La Casa de Papel is dit seizoen nog grootser, gekker en absurder.
Het is 77 dagen tot D-day. Op deze dag zullen De Professor en zijn volgelingen de bankoverval op de Munt – uit seizoen een en twee – schromelijk overtreffen. Ditmaal hebben de beroepscriminelen de Spaanse Bank in het vizier, gelegen in Madrid. In de kluis, die zich op een diepte van 48 meter begeeft, bevindt zich de Spaanse goudvoorraad. Nu rijst de vraag: waarom zouden ze opnieuw een groot risico nemen? Diegenen die de eerdere perikelen hebben overleefd zijn immers puissant rijk.
Maar showrunner Álex Pina heeft een wending bedacht: het liefdeskoppel Tokio (Úrsula Corberó) en Rio (Aníbal Cortés) bivakkeert op een wonderschoon eiland in de Cariben. Maar Tokyo wil meer: ze wil leven, uitgaan. Dus verlaat ze haar minnaar en verkast ze naar Panama City, maar ze houden nog wel contact via een niet te traceren telefoon die natuurlijk gewoon traceerbaar blijkt. Binnen luttele minuten na het eerste telefoontje zijn de veiligheidsdiensten de twee op het spoor. Tokio weet op straat te ontsnappen, maar Rio – die maar weinig opties heeft op het eiland – belandt in handen van de vijand. Op een onbekende plek wordt hij opgesloten en gemarteld – want men wil weleens weten waar zijn vrienden rondhangen.

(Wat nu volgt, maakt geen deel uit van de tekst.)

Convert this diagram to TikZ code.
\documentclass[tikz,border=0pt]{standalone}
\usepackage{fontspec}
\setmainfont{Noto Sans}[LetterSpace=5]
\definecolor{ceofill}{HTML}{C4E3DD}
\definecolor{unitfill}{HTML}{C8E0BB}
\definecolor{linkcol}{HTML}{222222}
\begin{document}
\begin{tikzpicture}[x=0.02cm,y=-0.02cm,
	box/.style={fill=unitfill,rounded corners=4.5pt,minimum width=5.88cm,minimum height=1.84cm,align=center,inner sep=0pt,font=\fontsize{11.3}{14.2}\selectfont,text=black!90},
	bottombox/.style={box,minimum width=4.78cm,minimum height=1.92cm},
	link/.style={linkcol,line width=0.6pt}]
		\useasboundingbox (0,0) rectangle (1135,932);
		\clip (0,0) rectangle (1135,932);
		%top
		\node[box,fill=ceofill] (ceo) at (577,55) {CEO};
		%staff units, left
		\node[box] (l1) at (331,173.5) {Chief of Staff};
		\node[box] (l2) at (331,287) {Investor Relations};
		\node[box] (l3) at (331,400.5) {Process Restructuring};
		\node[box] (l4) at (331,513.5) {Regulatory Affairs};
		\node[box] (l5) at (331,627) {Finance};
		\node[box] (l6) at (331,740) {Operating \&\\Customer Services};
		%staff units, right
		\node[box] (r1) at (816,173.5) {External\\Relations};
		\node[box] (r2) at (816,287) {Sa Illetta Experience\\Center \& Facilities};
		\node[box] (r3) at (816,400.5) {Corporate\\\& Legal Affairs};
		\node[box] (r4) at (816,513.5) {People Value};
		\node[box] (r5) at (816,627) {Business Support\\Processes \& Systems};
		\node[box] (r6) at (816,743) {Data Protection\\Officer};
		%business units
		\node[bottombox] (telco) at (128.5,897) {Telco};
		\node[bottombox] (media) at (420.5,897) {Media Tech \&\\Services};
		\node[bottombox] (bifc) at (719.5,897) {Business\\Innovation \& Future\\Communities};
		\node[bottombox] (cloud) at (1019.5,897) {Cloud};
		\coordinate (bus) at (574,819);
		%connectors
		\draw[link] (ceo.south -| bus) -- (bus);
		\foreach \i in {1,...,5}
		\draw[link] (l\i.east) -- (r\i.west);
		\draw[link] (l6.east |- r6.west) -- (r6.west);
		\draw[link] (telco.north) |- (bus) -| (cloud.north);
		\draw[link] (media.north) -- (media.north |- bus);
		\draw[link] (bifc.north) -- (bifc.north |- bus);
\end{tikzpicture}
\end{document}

Welnu: De Professor woont met oud-rechercheur Raquel (Itziar Ituño) in Thailand; Nairobi (Alba Flores) en Moskou (Paco Tous) feesten in Argentinië; Denver (Jaime Lorente) en Mónica (Esther Acebo) verblijven in Indonesië met hun kind. Door onvoorziene omstandigheden worden ze door hun nestor opgeroepen, met een onwerkelijke taak in het verschiet: Rio vrij krijgen door middel van een nieuwe criminele daad. Dit is natuurlijk een ontzaglijk ongeloofwaardige wending, maar Pina komt er mee weg. Ook is er ten aanzien van het moordend tempo in de serie – na vijftien minuten zwoele idylle breekt de pleuris uit – weinig tijd om na te denken over wat voor kolderieks er nu weer voorbijkomt.

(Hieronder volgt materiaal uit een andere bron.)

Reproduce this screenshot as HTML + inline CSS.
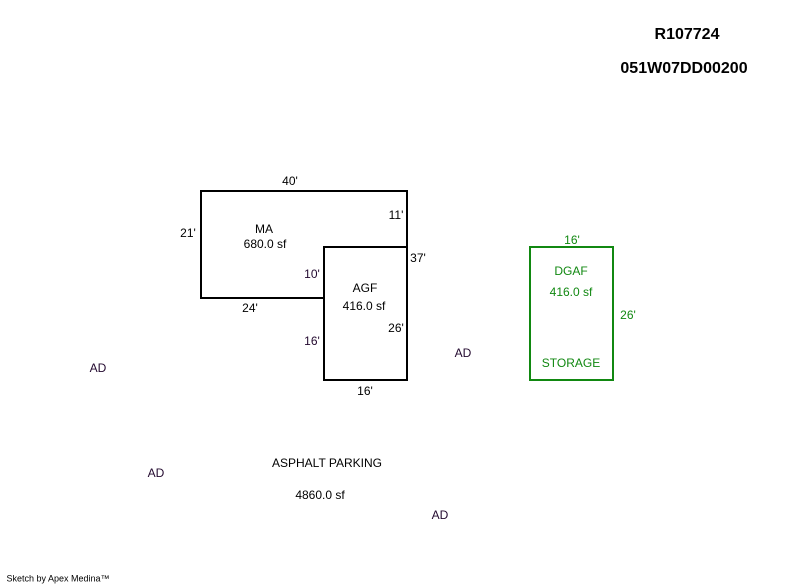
<!DOCTYPE html>
<html><head><style>
body{margin:0;width:800px;height:587px;background:#fff;position:relative;font-family:"Liberation Sans",Arial,sans-serif;font-size:12px;color:#000;overflow:hidden}
.t{position:absolute;transform:translate(-50%,-50%);white-space:nowrap;line-height:1}
.g{color:#118811}
.p{color:#22082e}
.b{font-weight:bold;font-size:16px}
</style></head><body>
<svg width="800" height="587" style="position:absolute;left:0;top:0">
<path d="M201 191H407V380H324V298H201Z" fill="none" stroke="#000" stroke-width="2"/>
<path d="M324 298V247H407" fill="none" stroke="#000" stroke-width="2"/>
<rect x="530" y="247" width="83" height="133" fill="none" stroke="#118811" stroke-width="2"/>
</svg>
<div class="t b" style="left:687px;top:35px">R107724</div>
<div class="t b" style="left:684px;top:69px">051W07DD00200</div>
<div class="t" style="left:290px;top:181px">40'</div>
<div class="t" style="left:188px;top:233px">21'</div>
<div class="t" style="left:396px;top:215px">11'</div>
<div class="t" style="left:418px;top:258px">37'</div>
<div class="t" style="left:264px;top:229px">MA</div>
<div class="t" style="left:265px;top:244px">680.0 sf</div>
<div class="t p" style="left:312px;top:274px">10'</div>
<div class="t" style="left:250px;top:308px">24'</div>
<div class="t" style="left:365px;top:288px">AGF</div>
<div class="t" style="left:364px;top:306px">416.0 sf</div>
<div class="t" style="left:396px;top:328px">26'</div>
<div class="t p" style="left:312px;top:341px">16'</div>
<div class="t" style="left:365px;top:391px">16'</div>
<div class="t p" style="left:463px;top:353px">AD</div>
<div class="t g" style="left:572px;top:240px">16'</div>
<div class="t g" style="left:571px;top:271px">DGAF</div>
<div class="t g" style="left:571px;top:292px">416.0 sf</div>
<div class="t g" style="left:628px;top:315px">26'</div>
<div class="t g" style="left:571px;top:363px">STORAGE</div>
<div class="t p" style="left:98px;top:368px">AD</div>
<div class="t p" style="left:156px;top:473px">AD</div>
<div class="t" style="left:327px;top:463px">ASPHALT PARKING</div>
<div class="t" style="left:320px;top:495px">4860.0 sf</div>
<div class="t p" style="left:440px;top:515px">AD</div>
<div class="t" style="left:58px;top:579px;font-size:9px">Sketch by Apex Medina™</div>
</body></html>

Neem bijvoorbeeld een moment uit D-day. Er is maatschappelijke onrust in Madrid, natuurlijk gecreëerd door de bende. Nu moeten Tokio en consorten, verkleed als militairen, de Spaanse Bank bezetten. Maar De Professor moet wel weten welke ‘echte’ eenheid de Spaanse legeraanvoerder naar de bank stuurt, en dus luisteren ze iedereen af en hebben de bendeleden uiteindelijk zeventien minuten om hun voertuigen te transformeren. Insignes worden uit dossiermappen gehaald en stickers worden pijlsnel aangebracht op het konvooi. Het is zo minutieus, zo knap, hoe Pina allerlei gaten in het verhaal (hoe komen ze aan al die informatie?) telkens weet dicht te metselen met nog meer details.
Boven alles is La Casa de Papel ook in het derde seizoen een perfecte combinatie van sensualiteit, spanning en komedie. Het zal nooit een verheffende serie worden – hoewel het verhaal wel idealistische elementen bevat: De Professor wordt gezien als een hedendaagse Robin Hood (en zo gedraagt hij zich ook, in de eerste afleveringen wordt er vanuit een aantal zeppelins 140 miljoen euro uitgestrooid over Madrid). Dit is entertainment pur sang. En Pina kent de regels van het spel, daarom achtte hij het ook noodzakelijk om zijn succesproject te reïncarneren. De showrunner is eveneens bekend met de conventies van het schrijven van een sequel (het derde seizoen is in feite een tweede deel): La Casa de Papel is dit seizoen nog grootser, gekker en absurder.